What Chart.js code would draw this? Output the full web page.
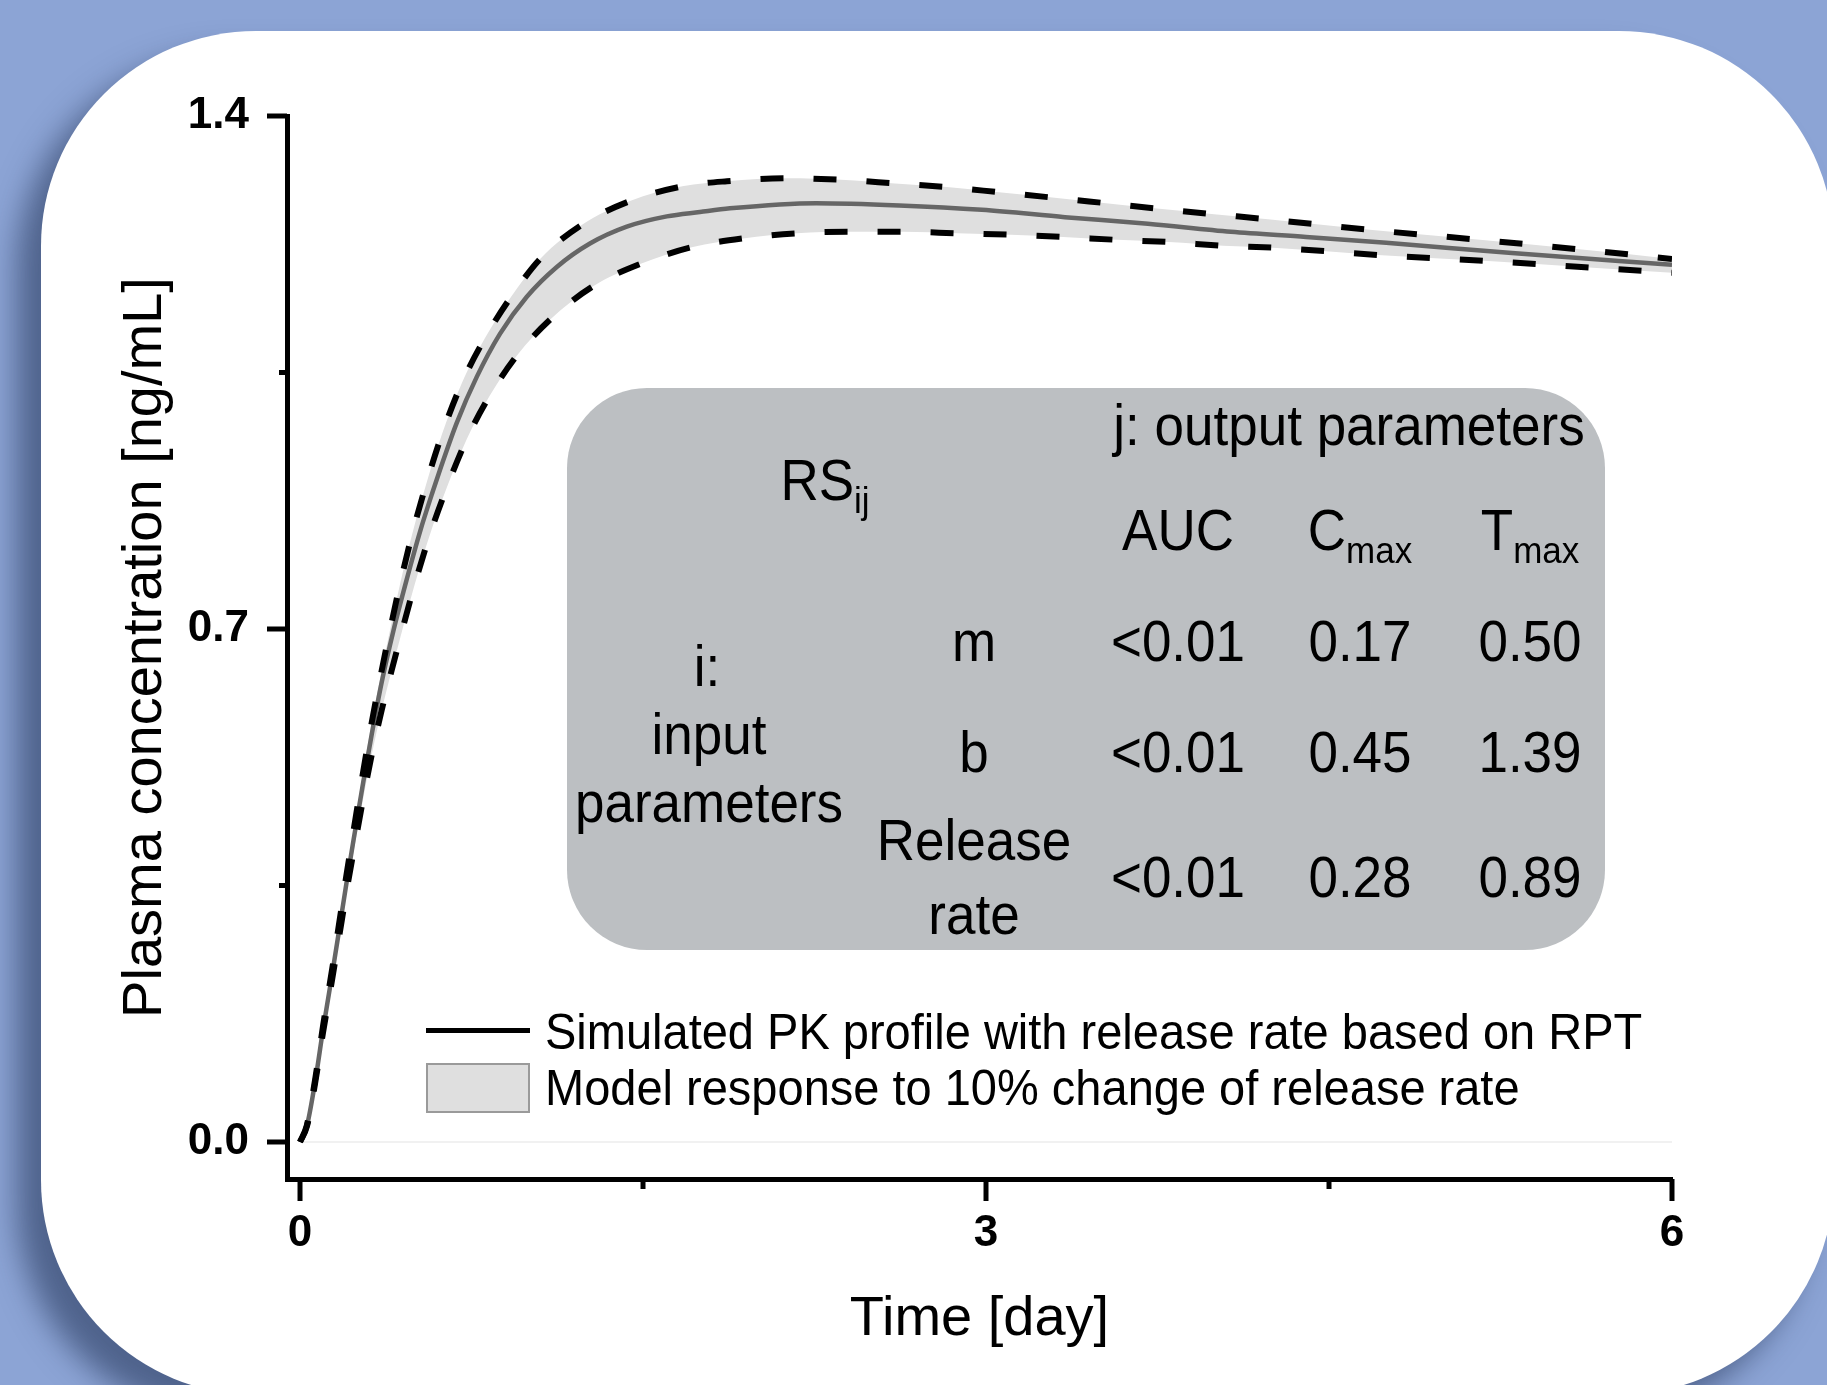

---

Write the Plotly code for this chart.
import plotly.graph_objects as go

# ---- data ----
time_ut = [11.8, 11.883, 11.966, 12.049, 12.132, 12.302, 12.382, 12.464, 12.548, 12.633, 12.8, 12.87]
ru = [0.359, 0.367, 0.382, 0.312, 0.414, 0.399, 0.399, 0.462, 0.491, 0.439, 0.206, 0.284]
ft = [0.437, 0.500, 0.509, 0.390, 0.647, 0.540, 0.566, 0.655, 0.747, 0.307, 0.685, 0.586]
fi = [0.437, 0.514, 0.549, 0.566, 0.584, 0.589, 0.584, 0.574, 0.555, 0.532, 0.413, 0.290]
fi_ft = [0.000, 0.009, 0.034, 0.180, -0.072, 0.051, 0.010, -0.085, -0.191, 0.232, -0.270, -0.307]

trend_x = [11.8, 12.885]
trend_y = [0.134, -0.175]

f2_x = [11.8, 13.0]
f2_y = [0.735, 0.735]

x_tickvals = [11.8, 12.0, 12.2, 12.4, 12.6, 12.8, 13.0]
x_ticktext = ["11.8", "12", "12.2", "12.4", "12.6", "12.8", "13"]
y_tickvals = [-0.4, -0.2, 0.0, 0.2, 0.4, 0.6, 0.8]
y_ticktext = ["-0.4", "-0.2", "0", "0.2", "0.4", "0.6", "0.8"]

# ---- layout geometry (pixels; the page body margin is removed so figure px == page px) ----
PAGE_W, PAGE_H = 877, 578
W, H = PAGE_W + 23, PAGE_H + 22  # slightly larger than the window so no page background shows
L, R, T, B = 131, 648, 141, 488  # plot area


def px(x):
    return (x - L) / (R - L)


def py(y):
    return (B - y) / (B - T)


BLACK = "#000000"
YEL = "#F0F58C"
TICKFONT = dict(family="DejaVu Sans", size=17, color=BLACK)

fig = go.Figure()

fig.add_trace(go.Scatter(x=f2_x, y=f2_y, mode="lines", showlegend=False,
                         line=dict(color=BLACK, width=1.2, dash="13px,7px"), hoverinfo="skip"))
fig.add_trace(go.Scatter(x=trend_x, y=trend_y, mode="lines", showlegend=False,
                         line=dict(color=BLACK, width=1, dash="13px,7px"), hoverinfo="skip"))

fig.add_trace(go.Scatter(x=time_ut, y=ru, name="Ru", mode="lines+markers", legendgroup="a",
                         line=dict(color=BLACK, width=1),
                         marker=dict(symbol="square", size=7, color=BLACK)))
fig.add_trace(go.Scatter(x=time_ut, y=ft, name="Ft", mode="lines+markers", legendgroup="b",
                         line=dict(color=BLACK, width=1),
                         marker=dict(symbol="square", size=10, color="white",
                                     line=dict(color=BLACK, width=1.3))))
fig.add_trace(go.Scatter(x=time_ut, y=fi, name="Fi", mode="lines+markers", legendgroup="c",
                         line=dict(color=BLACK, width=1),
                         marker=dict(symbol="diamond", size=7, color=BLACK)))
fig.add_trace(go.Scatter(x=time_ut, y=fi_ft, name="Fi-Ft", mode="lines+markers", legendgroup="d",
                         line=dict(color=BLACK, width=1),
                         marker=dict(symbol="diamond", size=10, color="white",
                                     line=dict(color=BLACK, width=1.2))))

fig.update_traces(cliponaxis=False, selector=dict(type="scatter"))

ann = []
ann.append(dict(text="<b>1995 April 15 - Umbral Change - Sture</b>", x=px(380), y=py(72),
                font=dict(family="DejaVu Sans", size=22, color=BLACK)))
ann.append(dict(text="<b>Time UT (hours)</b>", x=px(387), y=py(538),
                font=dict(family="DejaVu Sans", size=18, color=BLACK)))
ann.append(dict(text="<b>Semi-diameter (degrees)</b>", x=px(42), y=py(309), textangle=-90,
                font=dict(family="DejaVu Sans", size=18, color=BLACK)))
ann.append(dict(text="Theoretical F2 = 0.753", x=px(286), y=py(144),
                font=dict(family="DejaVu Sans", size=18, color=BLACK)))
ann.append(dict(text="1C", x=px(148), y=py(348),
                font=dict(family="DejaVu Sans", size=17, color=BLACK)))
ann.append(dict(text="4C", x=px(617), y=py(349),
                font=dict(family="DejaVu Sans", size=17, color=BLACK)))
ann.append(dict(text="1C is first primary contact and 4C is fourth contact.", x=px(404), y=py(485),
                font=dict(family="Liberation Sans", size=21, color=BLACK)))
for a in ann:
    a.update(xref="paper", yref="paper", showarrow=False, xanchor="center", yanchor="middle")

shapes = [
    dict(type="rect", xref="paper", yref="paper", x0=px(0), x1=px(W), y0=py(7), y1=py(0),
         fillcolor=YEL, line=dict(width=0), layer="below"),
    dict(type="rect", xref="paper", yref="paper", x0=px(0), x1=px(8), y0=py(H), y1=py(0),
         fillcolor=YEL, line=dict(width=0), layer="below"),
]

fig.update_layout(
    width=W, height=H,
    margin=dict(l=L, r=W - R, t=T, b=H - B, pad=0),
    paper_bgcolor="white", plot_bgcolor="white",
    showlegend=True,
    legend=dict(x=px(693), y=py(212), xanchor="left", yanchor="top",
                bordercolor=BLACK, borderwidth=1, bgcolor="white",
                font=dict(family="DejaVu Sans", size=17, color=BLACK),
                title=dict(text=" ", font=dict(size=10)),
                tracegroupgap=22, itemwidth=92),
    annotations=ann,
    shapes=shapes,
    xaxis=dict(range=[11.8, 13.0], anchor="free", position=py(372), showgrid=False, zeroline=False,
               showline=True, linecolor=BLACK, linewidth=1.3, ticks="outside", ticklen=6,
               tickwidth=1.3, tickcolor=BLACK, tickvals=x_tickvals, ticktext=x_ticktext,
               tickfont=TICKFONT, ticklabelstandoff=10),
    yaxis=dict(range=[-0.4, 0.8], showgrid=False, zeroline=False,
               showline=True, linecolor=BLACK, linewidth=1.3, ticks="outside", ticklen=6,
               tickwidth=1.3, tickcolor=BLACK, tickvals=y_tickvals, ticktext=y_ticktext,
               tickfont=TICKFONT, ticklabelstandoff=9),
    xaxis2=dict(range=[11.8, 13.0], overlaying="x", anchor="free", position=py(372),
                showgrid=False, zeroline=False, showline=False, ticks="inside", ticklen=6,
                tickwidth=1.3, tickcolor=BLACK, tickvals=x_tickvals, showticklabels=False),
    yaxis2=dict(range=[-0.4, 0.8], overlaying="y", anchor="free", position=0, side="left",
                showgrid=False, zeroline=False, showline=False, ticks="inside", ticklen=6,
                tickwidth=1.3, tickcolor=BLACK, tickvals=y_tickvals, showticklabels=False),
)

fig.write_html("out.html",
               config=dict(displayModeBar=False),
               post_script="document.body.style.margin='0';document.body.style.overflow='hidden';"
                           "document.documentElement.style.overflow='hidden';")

...

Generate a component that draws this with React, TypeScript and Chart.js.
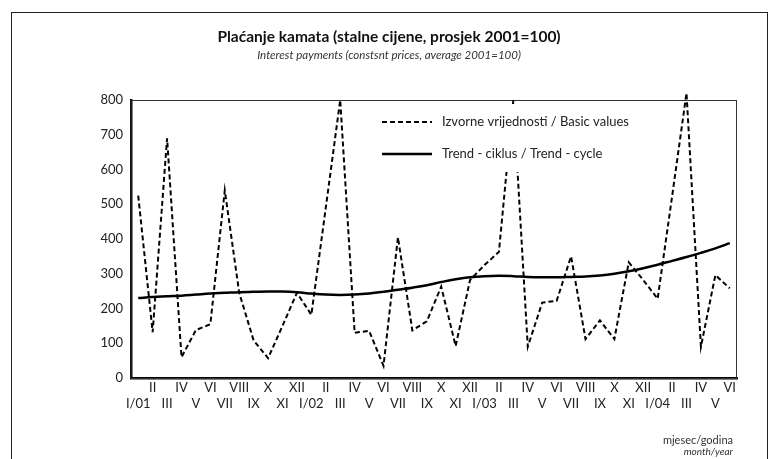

Stated problem - Filter the listing for the word "code" and copy every line that holds it.

Task answer -
What Chart.js code would draw this? Output the full web page.
Write the Plotly code for this chart.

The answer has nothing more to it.